=== WORK TO COMPLETE ===
Pull every "that" line out of the data below.

(Records excerpted from a collection)
-=-=-
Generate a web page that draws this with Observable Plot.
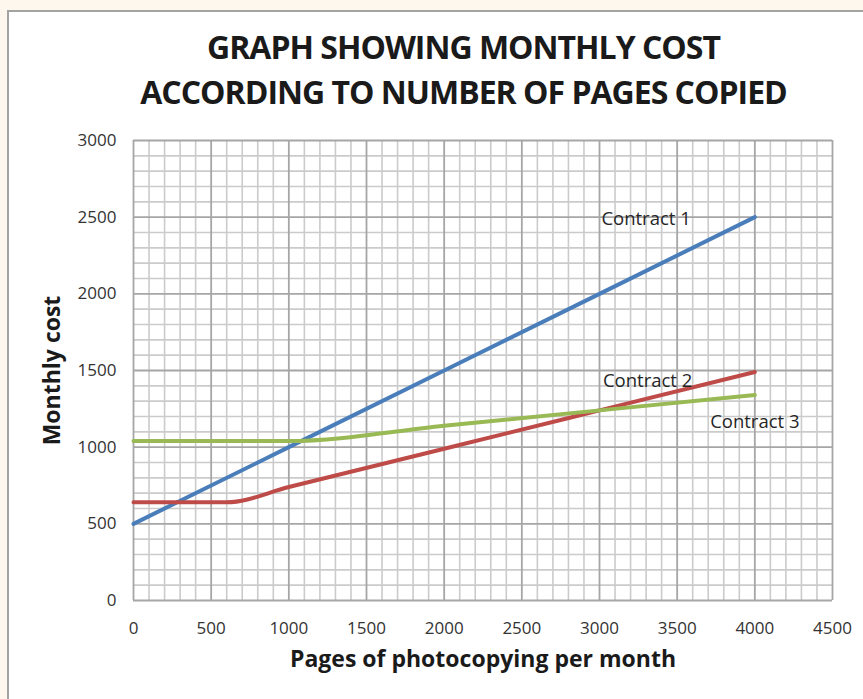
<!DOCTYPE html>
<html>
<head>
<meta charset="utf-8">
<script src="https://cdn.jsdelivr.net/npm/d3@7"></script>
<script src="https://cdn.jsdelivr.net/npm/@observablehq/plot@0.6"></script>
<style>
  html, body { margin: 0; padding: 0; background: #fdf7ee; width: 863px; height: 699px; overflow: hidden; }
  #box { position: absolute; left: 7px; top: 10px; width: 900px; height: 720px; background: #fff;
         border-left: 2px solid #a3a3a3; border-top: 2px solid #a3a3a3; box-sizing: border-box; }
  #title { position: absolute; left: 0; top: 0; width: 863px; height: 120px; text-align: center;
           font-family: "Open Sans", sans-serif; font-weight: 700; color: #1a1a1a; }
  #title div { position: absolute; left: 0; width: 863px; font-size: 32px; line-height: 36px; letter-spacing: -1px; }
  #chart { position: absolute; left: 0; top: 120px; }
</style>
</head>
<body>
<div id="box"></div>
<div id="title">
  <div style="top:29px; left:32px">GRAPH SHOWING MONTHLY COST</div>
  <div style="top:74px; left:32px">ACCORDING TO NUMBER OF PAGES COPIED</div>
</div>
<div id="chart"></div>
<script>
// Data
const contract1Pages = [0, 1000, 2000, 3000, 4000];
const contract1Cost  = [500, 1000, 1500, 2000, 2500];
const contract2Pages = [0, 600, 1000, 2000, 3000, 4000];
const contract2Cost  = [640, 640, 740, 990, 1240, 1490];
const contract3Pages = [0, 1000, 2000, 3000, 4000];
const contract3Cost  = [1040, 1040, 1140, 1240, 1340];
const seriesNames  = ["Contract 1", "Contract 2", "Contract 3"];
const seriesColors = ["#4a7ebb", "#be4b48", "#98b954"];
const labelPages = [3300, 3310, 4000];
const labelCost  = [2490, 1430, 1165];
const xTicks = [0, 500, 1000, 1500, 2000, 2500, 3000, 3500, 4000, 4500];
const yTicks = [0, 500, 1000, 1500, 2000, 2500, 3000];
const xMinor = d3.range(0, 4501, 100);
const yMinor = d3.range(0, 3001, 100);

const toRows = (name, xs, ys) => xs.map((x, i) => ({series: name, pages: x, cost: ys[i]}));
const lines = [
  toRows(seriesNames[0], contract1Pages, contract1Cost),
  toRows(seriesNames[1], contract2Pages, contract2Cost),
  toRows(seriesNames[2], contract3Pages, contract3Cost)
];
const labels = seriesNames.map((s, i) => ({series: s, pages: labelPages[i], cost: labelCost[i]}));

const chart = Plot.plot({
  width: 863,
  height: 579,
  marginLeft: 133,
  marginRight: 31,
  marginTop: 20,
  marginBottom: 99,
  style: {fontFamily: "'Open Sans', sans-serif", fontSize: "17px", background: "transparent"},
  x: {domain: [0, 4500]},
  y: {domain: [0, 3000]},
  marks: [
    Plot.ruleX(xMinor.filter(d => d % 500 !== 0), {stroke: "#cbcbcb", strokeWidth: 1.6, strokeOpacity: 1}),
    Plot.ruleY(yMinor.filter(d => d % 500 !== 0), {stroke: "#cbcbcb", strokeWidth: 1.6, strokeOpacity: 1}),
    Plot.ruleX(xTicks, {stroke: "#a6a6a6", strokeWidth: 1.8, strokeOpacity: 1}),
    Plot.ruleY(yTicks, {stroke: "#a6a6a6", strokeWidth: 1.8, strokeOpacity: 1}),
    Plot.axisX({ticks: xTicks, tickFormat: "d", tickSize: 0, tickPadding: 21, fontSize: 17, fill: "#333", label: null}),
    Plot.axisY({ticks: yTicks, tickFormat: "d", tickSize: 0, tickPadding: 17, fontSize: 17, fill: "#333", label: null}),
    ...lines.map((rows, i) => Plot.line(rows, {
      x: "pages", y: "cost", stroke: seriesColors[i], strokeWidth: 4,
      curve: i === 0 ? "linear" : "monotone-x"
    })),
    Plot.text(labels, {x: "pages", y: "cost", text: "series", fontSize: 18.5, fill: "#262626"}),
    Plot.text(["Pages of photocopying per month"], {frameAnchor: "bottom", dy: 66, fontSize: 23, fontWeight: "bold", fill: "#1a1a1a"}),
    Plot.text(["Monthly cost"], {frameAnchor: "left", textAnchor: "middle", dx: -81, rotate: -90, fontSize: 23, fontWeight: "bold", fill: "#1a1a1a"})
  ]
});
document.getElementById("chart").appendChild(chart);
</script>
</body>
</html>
-=-=-
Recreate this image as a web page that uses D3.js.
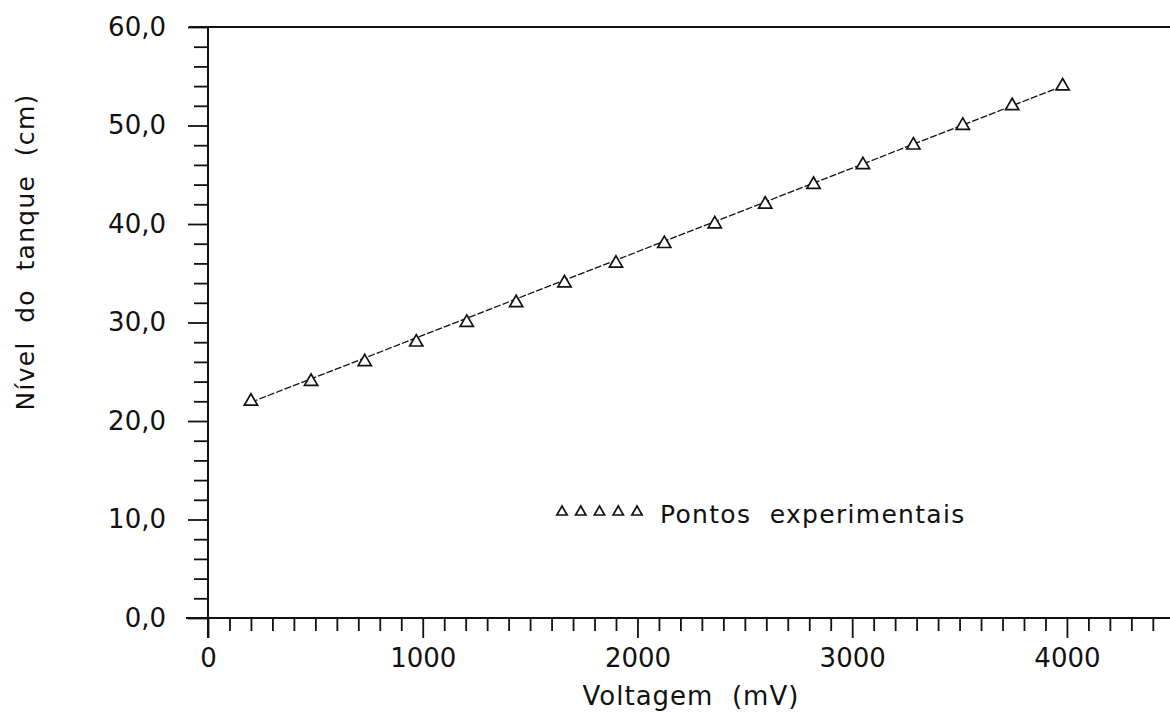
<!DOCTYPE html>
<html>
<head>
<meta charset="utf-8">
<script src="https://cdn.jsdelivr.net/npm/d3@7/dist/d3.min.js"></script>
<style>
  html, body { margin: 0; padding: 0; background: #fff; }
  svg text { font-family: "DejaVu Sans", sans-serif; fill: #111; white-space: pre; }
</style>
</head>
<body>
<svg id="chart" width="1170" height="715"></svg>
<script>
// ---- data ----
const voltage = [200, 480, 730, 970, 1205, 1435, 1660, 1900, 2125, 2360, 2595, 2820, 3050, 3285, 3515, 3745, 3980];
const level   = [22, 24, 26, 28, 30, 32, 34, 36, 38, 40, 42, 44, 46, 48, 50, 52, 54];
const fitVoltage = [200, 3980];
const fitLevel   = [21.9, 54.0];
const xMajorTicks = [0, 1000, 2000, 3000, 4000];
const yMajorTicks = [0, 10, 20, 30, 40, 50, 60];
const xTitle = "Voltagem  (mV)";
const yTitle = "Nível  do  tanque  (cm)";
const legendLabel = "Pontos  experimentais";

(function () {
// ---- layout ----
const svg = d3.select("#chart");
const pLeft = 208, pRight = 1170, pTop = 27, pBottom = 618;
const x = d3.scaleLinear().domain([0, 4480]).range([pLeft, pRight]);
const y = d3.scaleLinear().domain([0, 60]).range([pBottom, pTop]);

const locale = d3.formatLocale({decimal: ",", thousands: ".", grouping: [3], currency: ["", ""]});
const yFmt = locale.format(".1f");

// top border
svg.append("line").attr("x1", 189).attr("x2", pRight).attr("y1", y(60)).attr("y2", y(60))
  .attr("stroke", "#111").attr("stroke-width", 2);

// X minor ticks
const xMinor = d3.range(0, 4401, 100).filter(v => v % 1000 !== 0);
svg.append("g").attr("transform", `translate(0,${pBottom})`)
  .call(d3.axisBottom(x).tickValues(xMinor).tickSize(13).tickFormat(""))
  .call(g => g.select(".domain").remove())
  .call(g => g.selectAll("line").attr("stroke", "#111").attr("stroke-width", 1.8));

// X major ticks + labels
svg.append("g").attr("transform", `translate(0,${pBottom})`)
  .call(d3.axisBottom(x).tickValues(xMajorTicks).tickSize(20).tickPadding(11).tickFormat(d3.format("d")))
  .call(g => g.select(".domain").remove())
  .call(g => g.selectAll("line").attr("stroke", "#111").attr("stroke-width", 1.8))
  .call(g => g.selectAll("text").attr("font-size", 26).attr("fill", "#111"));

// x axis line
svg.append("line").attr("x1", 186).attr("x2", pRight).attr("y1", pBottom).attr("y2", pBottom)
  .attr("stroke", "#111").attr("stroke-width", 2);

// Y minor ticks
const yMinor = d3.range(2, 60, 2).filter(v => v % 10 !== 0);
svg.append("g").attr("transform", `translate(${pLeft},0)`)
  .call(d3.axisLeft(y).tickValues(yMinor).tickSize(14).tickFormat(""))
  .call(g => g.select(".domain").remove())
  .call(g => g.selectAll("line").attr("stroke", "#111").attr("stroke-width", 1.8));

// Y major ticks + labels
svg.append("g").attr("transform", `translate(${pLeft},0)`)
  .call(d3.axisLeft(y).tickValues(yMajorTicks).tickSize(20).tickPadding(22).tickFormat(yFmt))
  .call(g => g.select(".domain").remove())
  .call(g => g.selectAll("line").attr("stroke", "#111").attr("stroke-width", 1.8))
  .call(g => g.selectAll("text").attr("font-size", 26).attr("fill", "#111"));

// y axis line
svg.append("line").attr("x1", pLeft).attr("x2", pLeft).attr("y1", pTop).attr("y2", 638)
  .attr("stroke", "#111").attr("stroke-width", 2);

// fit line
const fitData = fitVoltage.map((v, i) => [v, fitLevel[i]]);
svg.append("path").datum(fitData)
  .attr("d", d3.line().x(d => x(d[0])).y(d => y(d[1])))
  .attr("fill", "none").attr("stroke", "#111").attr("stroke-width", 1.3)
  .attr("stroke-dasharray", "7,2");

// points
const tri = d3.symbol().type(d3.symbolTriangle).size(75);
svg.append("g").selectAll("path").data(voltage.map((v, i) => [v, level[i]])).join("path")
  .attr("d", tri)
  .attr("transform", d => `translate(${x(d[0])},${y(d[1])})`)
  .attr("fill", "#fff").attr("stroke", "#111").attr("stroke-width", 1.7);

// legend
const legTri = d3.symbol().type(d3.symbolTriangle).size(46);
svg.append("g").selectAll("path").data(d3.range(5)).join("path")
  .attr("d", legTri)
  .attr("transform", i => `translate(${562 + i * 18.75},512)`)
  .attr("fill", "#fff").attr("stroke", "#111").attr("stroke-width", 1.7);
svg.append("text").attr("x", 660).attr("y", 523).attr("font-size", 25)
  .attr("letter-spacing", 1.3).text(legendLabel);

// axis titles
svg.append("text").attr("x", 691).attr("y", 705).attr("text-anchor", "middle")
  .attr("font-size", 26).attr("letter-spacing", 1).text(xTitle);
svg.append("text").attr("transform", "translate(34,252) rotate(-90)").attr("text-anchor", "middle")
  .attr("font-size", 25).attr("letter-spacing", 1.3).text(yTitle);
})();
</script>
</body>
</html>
-=-=-
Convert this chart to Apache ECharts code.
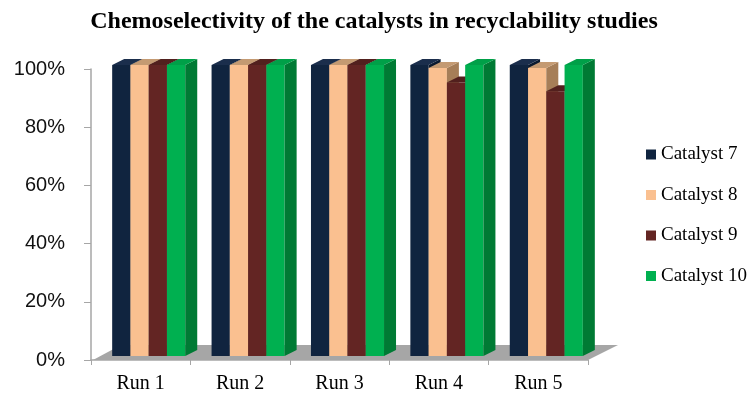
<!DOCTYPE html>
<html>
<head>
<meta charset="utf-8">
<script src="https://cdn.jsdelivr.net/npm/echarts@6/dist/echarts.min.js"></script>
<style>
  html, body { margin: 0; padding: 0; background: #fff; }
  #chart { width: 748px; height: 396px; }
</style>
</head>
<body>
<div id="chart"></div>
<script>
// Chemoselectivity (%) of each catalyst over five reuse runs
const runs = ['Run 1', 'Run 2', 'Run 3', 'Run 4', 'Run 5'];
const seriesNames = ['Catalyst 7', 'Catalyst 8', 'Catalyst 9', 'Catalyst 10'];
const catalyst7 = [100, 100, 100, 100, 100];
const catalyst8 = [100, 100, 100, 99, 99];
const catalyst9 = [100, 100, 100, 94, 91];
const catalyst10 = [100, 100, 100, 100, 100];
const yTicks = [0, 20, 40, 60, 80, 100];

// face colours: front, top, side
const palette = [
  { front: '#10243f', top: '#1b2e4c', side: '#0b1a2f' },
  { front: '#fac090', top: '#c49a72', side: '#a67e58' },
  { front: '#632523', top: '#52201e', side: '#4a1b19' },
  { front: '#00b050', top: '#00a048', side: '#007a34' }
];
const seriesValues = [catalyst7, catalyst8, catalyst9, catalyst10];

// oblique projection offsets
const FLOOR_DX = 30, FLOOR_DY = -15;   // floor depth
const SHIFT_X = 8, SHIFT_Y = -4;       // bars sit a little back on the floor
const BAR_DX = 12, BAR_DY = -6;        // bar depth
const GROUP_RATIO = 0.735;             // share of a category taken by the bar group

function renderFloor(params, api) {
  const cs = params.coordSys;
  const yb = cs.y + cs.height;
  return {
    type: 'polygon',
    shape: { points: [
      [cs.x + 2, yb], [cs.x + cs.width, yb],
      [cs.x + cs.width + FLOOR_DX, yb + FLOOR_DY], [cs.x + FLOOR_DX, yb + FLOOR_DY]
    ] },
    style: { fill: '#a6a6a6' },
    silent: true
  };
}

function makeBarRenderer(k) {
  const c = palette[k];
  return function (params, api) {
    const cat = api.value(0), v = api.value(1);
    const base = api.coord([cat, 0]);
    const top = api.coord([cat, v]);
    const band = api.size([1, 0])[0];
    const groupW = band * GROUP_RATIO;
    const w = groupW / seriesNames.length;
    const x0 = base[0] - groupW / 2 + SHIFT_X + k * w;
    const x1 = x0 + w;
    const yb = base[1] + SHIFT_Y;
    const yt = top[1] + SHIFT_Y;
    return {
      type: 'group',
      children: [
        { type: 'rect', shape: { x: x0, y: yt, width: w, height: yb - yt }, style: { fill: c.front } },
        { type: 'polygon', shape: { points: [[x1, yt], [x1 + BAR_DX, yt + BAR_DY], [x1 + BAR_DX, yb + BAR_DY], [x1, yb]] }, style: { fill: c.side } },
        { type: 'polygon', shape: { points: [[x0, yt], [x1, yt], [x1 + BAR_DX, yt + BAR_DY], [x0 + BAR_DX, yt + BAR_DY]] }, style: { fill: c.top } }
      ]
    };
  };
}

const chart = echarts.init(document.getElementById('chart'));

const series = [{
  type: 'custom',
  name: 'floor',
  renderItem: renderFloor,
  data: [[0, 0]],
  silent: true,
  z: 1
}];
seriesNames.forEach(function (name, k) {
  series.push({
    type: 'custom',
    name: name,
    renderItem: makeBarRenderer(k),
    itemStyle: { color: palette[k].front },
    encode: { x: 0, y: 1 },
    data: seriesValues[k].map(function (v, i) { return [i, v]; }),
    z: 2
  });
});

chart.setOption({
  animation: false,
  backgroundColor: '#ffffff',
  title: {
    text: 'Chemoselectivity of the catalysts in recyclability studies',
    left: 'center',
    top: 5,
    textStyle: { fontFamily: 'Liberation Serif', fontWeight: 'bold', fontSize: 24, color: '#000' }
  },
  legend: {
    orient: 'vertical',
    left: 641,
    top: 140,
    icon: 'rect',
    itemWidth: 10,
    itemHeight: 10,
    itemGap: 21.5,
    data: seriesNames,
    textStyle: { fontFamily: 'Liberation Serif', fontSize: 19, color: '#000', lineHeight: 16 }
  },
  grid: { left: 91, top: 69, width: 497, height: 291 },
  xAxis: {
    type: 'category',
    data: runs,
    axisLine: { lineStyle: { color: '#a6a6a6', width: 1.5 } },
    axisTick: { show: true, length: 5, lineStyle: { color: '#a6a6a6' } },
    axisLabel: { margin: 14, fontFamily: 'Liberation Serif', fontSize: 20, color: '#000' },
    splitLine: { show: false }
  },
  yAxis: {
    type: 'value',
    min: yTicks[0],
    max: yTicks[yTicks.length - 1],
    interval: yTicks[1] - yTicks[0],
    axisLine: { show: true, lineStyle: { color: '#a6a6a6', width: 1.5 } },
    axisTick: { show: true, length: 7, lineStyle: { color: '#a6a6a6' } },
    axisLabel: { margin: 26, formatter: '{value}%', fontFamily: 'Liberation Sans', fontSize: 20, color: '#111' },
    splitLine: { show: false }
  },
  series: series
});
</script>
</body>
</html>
-=-=-
=== REPLY ===
Generate a web page that draws this with Observable Plot.
Recreate this image as a web page that uses D3.js.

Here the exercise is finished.